Benefiting from the structure Rowling used in her book – there’s a tournament going on and Harry is a participant – the movie tears from one moment to the next, always building, and never stalling. After a scene of true horror – with an elderly man investigating what should be an empty house –we start the film proper at the Quidditch World Cup, a sequence of sensational effects and gut-twisting heights. From there we have an introduction of visiting schools to Hogwarts, a suspenseful, yet whimsical, introduction to the Goblet of Fire, and then the tournament is about to begin. From there we have dragons and mer-people and ghosts and golden eggs and mazes and murders. The tension is heightened with each new feat of effects and emotion, so that by the time we get to a wailing-strings graveyard resurrection the movie is almost unbearable suspenseful. That this sequence is followed up by an evocative punch of paternal pain (it lingers long after the movie ends), a razor-sharp reveal of a double-agent, and a somber announcement shows that the movie isn’t stopping for anything.

The reason this relentless entertainment never gets numbing is the variety. Sure, we have sensational action sequences and moments straight out of a genuine horror movie, but sprinkled in amongst these are touching, sweetly human, character moments. These culminate in the middle of the film at a school ball which may be my favorite sequence of all the films so far. The music swells, the characters arrive, and the dance begins. It’s a sensational feat of staging, design and costuming, sure, but it also allows the teenaged characters to be just that, in a sumptuous yet relatable setting. The movies are at their best when they are mere magical twists on the most muggle of feelings, like the first film’s mirror scene of longing, the classroom moments, the clashes with odd teachers and boisterous bullies, hurt feelings, wayward children and young love.

But none of it, none of it, would work if it weren’t for the amazing cast that – young and old alike – grows in size and talent with each new installment.
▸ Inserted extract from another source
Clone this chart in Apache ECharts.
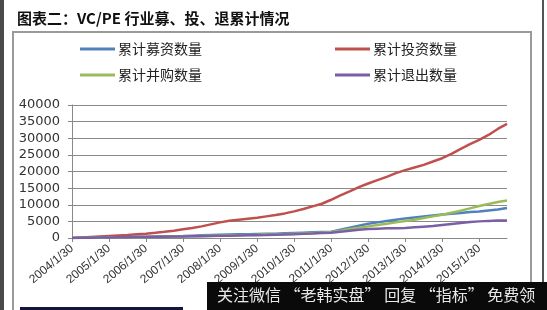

The kids, older again, and more talented too, improve once more, growing into fine young actors with infrequent clunky line readings and confident screen presences. Daniel Radcliffe has become comfortable with his relatable reluctant hero while Emma Watson and Rupert Grint have developed excellent comedic timing and wonderfully open faces that reveal turbulent emotions and thoughtful eyes. The adult cast’s comfortability with their roles grows stronger as well with Alan Rickman, with his jet-black hair and slow snapping of lines, a continuing standout.

New this time is Brendan Gleeson, in a gleefully ominous role, and Miranda Richardson, a hoot as the worst kind of gossiping reporter. Also new is a slinky, serpentine Ralph Fiennes as the evil Voldemort himself, in the trappings of what is surely one of the most creepily designed movie villains of all time, right up there with Hannibal Lecter and Darth Vader. He’s truly terrifying.

Mike Newell directs with a sumptuous eye for color and detail. This is a pure visual delight that strikes the perfect balance between the storybook tableaus of Columbus and the dense and busy camerawork of Cuarón. The colors are vivid with eye-popping earth tones and gorgeously magical, ethereal even, bright blues. The tone is fluid, skipping effortlessly from creeping horror, pounding thrills, melodrama, laughs, tears and kisses and back again. Hogwarts feels the most like a real school this time with the emotions, playfulness, and drama of real high school students.

This is the most involving, the most fulfilling as a motion picture. It moves so fast, while still retaining both clarity and breathing room, I could have watched for much longer. It’s also the most expansive, the most dynamic, and the most dangerously menacing of the first four films. This is the Potter films at their best, successfully balancing while riding the lines between child and adult, fun and scary, tragic and tragicomic perfectly while also managing to capture Rowling’s tome’s tone.

Note: John Williams sits this installment out; that year alone he’d already scored Star Wars: Episode III, Memoirs of a Geisha, Munich, and War of the Worlds. He’s greatly missed, even though his replacement, Patrick Doyle, uses a few of Williams’ themes and creates some nice musical moments of his own.